(AIM) Return all the data below as it stands, minus the pictures.

---- INFORMATION SUPPLIED

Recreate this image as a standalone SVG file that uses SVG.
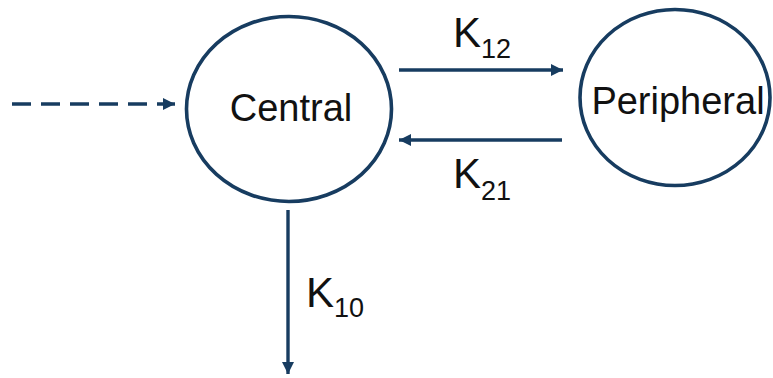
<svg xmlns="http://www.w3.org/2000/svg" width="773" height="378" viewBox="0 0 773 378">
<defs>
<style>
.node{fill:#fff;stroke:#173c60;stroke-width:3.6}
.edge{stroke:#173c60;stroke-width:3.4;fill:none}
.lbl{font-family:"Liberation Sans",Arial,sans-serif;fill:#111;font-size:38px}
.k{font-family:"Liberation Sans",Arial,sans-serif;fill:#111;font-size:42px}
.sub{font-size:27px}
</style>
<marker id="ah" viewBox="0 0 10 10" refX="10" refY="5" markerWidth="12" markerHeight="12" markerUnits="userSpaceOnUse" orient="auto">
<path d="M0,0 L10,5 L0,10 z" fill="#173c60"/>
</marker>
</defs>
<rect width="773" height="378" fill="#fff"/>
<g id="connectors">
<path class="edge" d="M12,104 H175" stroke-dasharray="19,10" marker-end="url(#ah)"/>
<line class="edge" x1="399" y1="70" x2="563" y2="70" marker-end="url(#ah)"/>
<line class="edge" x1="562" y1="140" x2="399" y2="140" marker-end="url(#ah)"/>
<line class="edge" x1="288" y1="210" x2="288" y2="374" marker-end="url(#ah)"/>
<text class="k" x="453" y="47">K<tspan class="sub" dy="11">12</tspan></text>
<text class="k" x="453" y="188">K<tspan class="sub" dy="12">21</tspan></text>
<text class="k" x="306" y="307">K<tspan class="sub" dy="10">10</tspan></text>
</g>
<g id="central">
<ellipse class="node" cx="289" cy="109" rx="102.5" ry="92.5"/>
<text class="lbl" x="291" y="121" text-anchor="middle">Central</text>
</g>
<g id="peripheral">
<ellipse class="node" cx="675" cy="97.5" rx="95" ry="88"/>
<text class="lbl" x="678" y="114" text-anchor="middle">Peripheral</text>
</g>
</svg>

--------

(FINISHED EXERCISE)
Recreate this image as a standalone SVG file that uses SVG.
<svg xmlns="http://www.w3.org/2000/svg" width="773" height="378" viewBox="0 0 773 378">
<defs>
<style>
.node{fill:#fff;stroke:#173c60;stroke-width:3.6}
.edge{stroke:#173c60;stroke-width:3.4;fill:none}
.lbl{font-family:"Liberation Sans",Arial,sans-serif;fill:#111;font-size:38px}
.k{font-family:"Liberation Sans",Arial,sans-serif;fill:#111;font-size:42px}
.sub{font-size:27px}
</style>
<marker id="ah" viewBox="0 0 10 10" refX="10" refY="5" markerWidth="12" markerHeight="12" markerUnits="userSpaceOnUse" orient="auto">
<path d="M0,0 L10,5 L0,10 z" fill="#173c60"/>
</marker>
</defs>
<rect width="773" height="378" fill="#fff"/>
<g id="connectors">
<path class="edge" d="M12,104 H175" stroke-dasharray="19,10" marker-end="url(#ah)"/>
<line class="edge" x1="399" y1="70" x2="563" y2="70" marker-end="url(#ah)"/>
<line class="edge" x1="562" y1="140" x2="399" y2="140" marker-end="url(#ah)"/>
<line class="edge" x1="288" y1="210" x2="288" y2="374" marker-end="url(#ah)"/>
<text class="k" x="453" y="47">K<tspan class="sub" dy="11">12</tspan></text>
<text class="k" x="453" y="188">K<tspan class="sub" dy="12">21</tspan></text>
<text class="k" x="306" y="307">K<tspan class="sub" dy="10">10</tspan></text>
</g>
<g id="central">
<ellipse class="node" cx="289" cy="109" rx="102.5" ry="92.5"/>
<text class="lbl" x="291" y="121" text-anchor="middle">Central</text>
</g>
<g id="peripheral">
<ellipse class="node" cx="675" cy="97.5" rx="95" ry="88"/>
<text class="lbl" x="678" y="114" text-anchor="middle">Peripheral</text>
</g>
</svg>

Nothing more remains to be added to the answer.